• Aim of the exercise: Produce an exact copy of the lines below that run from the line containing "Write the matplotlib code for this chart." to the line containing "plt.rcParams['font.family'] = ['DejaVu Sans']", inclusive; any picture is omitted.

— Start Supplied records —

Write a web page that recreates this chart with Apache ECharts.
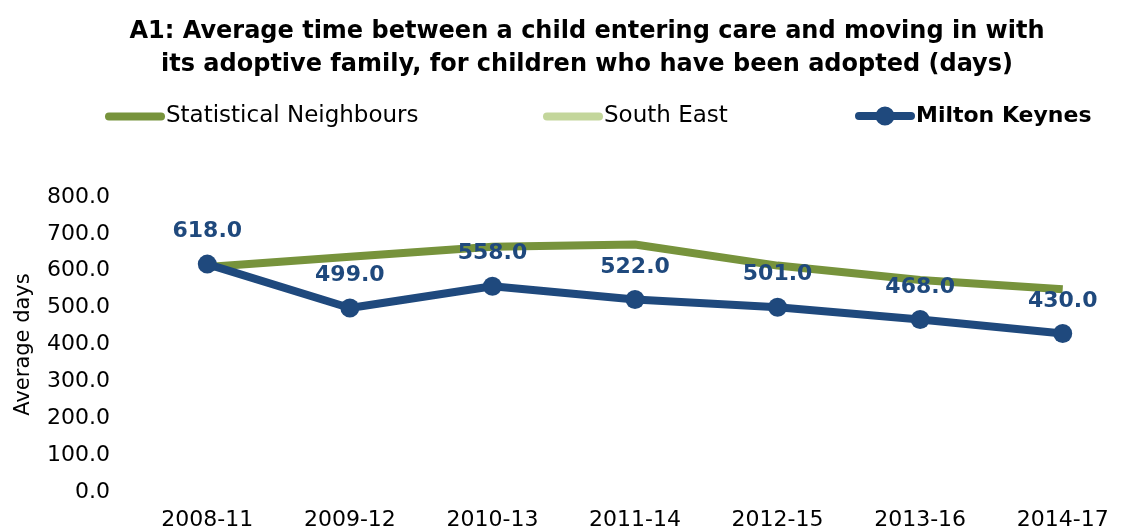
<!DOCTYPE html>
<html>
<head>
<meta charset="utf-8">
<script src="https://cdn.jsdelivr.net/npm/echarts@6/dist/echarts.min.js"></script>
<style>
  html, body { margin: 0; padding: 0; background: #fff; }
  #chart { width: 1134px; height: 531px; }
</style>
</head>
<body>
<div id="chart"></div>
<script>
// periods on the x axis
var periods = ['2008-11', '2009-12', '2010-13', '2011-14', '2012-15', '2013-16', '2014-17'];
// average days
var statNeighbours = [610, 638, 665, 671, 614, 575, 550];
var southEast = [];
var miltonKeynes = [618, 499, 558, 522, 501, 468, 430];
var yTicks = [0, 100, 200, 300, 400, 500, 600, 700, 800];

var chart = echarts.init(document.getElementById('chart'));

var font = '"DejaVu Sans", Arial, sans-serif';

// thick rounded bar, and the same bar with a dot for the marker series
var barIcon = 'path://M4,0 L56,0 A4,4 0 0 1 56,8 L4,8 A4,4 0 0 1 4,0 Z';
var dotIcon = 'path://M4,5.5 L56,5.5 A4,4 0 0 1 56,13.5 L4,13.5 A4,4 0 0 1 4,5.5 Z ' +
  'M20.5,9.5 A9.5,9.5 0 1 1 39.5,9.5 A9.5,9.5 0 1 1 20.5,9.5 Z';

var legendBase = function (name, left, icon, h, bold) {
  return {
    data: [{ name: name, icon: icon }],
    left: left,
    top: 105,
    itemWidth: 60,
    itemHeight: h,
    itemGap: 0,
    padding: 0,
    symbolKeepAspect: false,
    textStyle: {
      fontFamily: font,
      fontSize: bold ? 22 : 23,
      color: '#000',
      fontWeight: bold ? 'bold' : 'normal',
      padding: [0, 0, 0, -4],
      verticalAlign: 'middle'
    }
  };
};

var option = {
  backgroundColor: '#fff',
  animation: false,
  title: {
    text: 'A1: Average time between a child entering care and moving in with\nits adoptive family, for children who have been adopted (days)',
    left: 582,
    textAlign: 'center',
    top: 10,
    textStyle: {
      fontFamily: font,
      fontSize: 24,
      fontWeight: 'bold',
      color: '#000',
      lineHeight: 33
    }
  },
  legend: [
    legendBase('Statistical Neighbours', 105, barIcon, 8, false),
    legendBase('South East', 543, barIcon, 8, false),
    legendBase('Milton Keynes', 855, dotIcon, 19, true)
  ],
  grid: {
    left: 136,
    top: 197,
    width: 1008,
    bottom: 39,
    containLabel: false
  },
  xAxis: {
    type: 'category',
    data: periods,
    boundaryGap: true,
    axisLine: { show: false },
    axisTick: { show: false },
    axisLabel: {
      fontFamily: font,
      fontSize: 22,
      color: '#000',
      margin: 17
    }
  },
  yAxis: {
    type: 'value',
    min: yTicks[0],
    max: yTicks[yTicks.length - 1],
    interval: 100,
    name: 'Average days',
    nameLocation: 'middle',
    nameGap: 102,
    nameTextStyle: {
      fontFamily: font,
      fontSize: 21,
      color: '#000'
    },
    axisLine: { show: false },
    axisTick: { show: false },
    splitLine: { show: false },
    axisLabel: {
      fontFamily: font,
      fontSize: 22,
      color: '#000',
      margin: 26,
      formatter: function (v) { return v.toFixed(1); }
    }
  },
  series: [
    {
      name: 'Statistical Neighbours',
      type: 'line',
      data: statNeighbours,
      symbol: 'none',
      color: '#77933C',
      lineStyle: { color: '#77933C', width: 8 },
      z: 2
    },
    {
      name: 'South East',
      type: 'line',
      data: southEast,
      symbol: 'none',
      color: '#C3D69B',
      lineStyle: { color: '#C3D69B', width: 8 },
      z: 2
    },
    {
      name: 'Milton Keynes',
      type: 'line',
      data: miltonKeynes,
      symbol: 'circle',
      symbolSize: 19,
      color: '#1F497D',
      itemStyle: { color: '#1F497D' },
      lineStyle: { color: '#1F497D', width: 8 },
      z: 3,
      label: {
        show: true,
        position: 'top',
        distance: 12,
        fontFamily: font,
        fontSize: 22,
        fontWeight: 'bold',
        color: '#1F497D',
        formatter: function (p) { return p.value.toFixed(1); }
      }
    }
  ]
};

chart.setOption(option);
</script>
</body>
</html>
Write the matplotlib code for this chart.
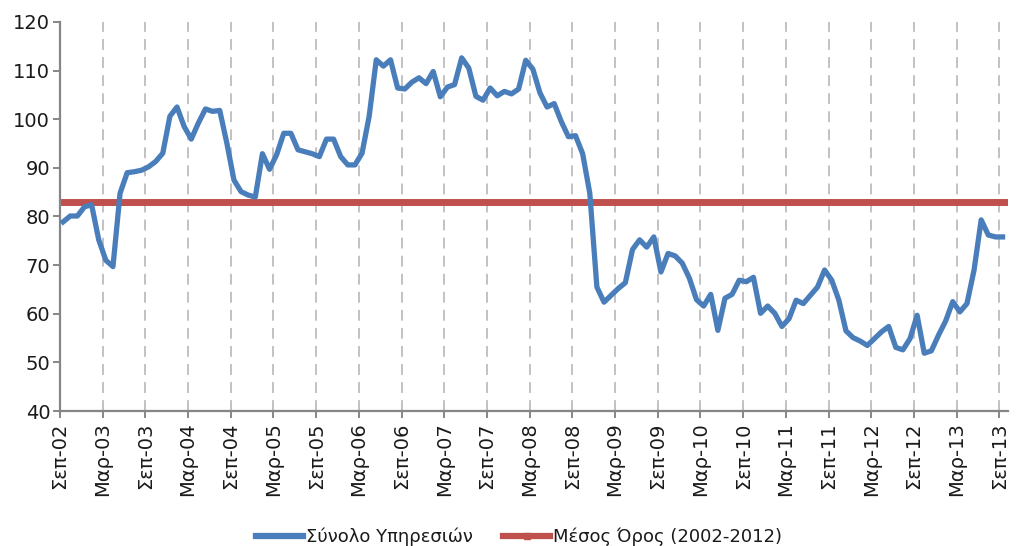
import numpy as np
import matplotlib
matplotlib.use("Agg")
import matplotlib.pyplot as plt
from matplotlib.lines import Line2D

plt.rcParams['font.family'] = ['DejaVu Sans']

# Monthly index, Sep 2002 - Sep 2013
services = [78.9, 80.1, 80.1, 82.0, 82.4, 75.2, 71.0, 69.7, 84.8, 89.0,
            89.2, 89.5, 90.2, 91.3, 93.0, 100.6, 102.5, 98.5, 95.9, 99.2,
            102.1, 101.6, 101.8, 95.1, 87.5, 85.1, 84.4, 84.0, 92.9, 89.7,
            92.7, 97.1, 97.1, 93.7, 93.3, 92.9, 92.3, 95.9, 95.9, 92.3,
            90.6, 90.6, 93.0, 100.6, 112.2, 110.9, 112.2, 106.4, 106.2, 107.6,
            108.5, 107.3, 109.8, 104.6, 106.6, 107.1, 112.6, 110.5, 104.7, 103.9,
            106.4, 104.8, 105.7, 105.2, 106.2, 112.1, 110.3, 105.4, 102.5, 103.2,
            99.5, 96.4, 96.6, 92.9, 84.8, 65.5, 62.4, 63.8, 65.2, 66.4,
            73.2, 75.2, 73.7, 75.8, 68.6, 72.4, 71.9, 70.4, 67.3, 62.9,
            61.6, 64.0, 56.6, 63.2, 64.0, 66.9, 66.6, 67.5, 60.1, 61.6,
            60.1, 57.4, 59.0, 62.8, 62.1, 63.8, 65.5, 69.0, 66.9, 62.8,
            56.5, 55.1, 54.4, 53.5, 54.9, 56.3, 57.4, 53.1, 52.6, 54.9,
            59.7, 51.9, 52.4, 55.6, 58.5, 62.5, 60.4, 62.1, 69.0, 79.3,
            76.2, 75.8, 75.8]
average_2002_2012 = 82.9

tick_labels = ["Σεπ-02", "Μαρ-03", "Σεπ-03", "Μαρ-04", "Σεπ-04", "Μαρ-05",
               "Σεπ-05", "Μαρ-06", "Σεπ-06", "Μαρ-07", "Σεπ-07", "Μαρ-08",
               "Σεπ-08", "Μαρ-09", "Σεπ-09", "Μαρ-10", "Σεπ-10", "Μαρ-11",
               "Σεπ-11", "Μαρ-12", "Σεπ-12", "Μαρ-13", "Σεπ-13"]

series_names = ["Σύνολο Υπηρεσιών", "Μέσος Όρος (2002-2012)"]

BLUE = "#4A7EBB"
RED = "#C0504D"
AXIS = "#868686"
TEXT = "#1a1a1a"

fig = plt.figure(figsize=(10.16, 5.46), dpi=100)
ax = fig.add_axes([0.059, 0.247, 0.933, 0.713])

n = len(services)
x = np.arange(n) + 0.45
tick_pos = np.arange(0, 6 * len(tick_labels), 6)

# vertical dashed gridlines
for tp in tick_pos[1:]:
    ax.axvline(tp, color="#BDBDBD", lw=1.3, dashes=(6, 4), zorder=1)

ax.axhline(average_2002_2012, color=RED, lw=5.0, zorder=2, solid_capstyle='butt')
ax.plot(x, services, color=BLUE, lw=3.8, zorder=3, solid_joinstyle='round')

ax.set_xlim(0, 133.2)
ax.set_ylim(40, 120)
ax.set_yticks(np.arange(40, 121, 10))
ax.set_xticks(tick_pos)
ax.set_xticklabels(tick_labels, rotation=90)

for s in ["top", "right"]:
    ax.spines[s].set_visible(False)
for s in ["left", "bottom"]:
    ax.spines[s].set_color(AXIS)
    ax.spines[s].set_linewidth(1.6)

ax.tick_params(axis="both", colors=AXIS, width=1.4, length=5, labelcolor=TEXT,
               labelsize=14)
ax.tick_params(axis="y", pad=2)
ax.tick_params(axis="x", pad=3)

handles = [Line2D([], [], color=BLUE, lw=4.5),
           Line2D([], [], color=RED, lw=4.5, marker="s", markersize=5,
                  markerfacecolor=RED, markeredgecolor=RED)]
fig.legend(handles, series_names, loc="center", bbox_to_anchor=(0.511, 0.017),
           ncol=2, frameon=False, fontsize=13, handlelength=2.6,
           columnspacing=1.7, handletextpad=0.15, labelcolor=TEXT)

fig.savefig("out.png", dpi=100)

— End Supplied records —

• Task output:
Write the matplotlib code for this chart.
import numpy as np
import matplotlib
matplotlib.use("Agg")
import matplotlib.pyplot as plt
from matplotlib.lines import Line2D

plt.rcParams['font.family'] = ['DejaVu Sans']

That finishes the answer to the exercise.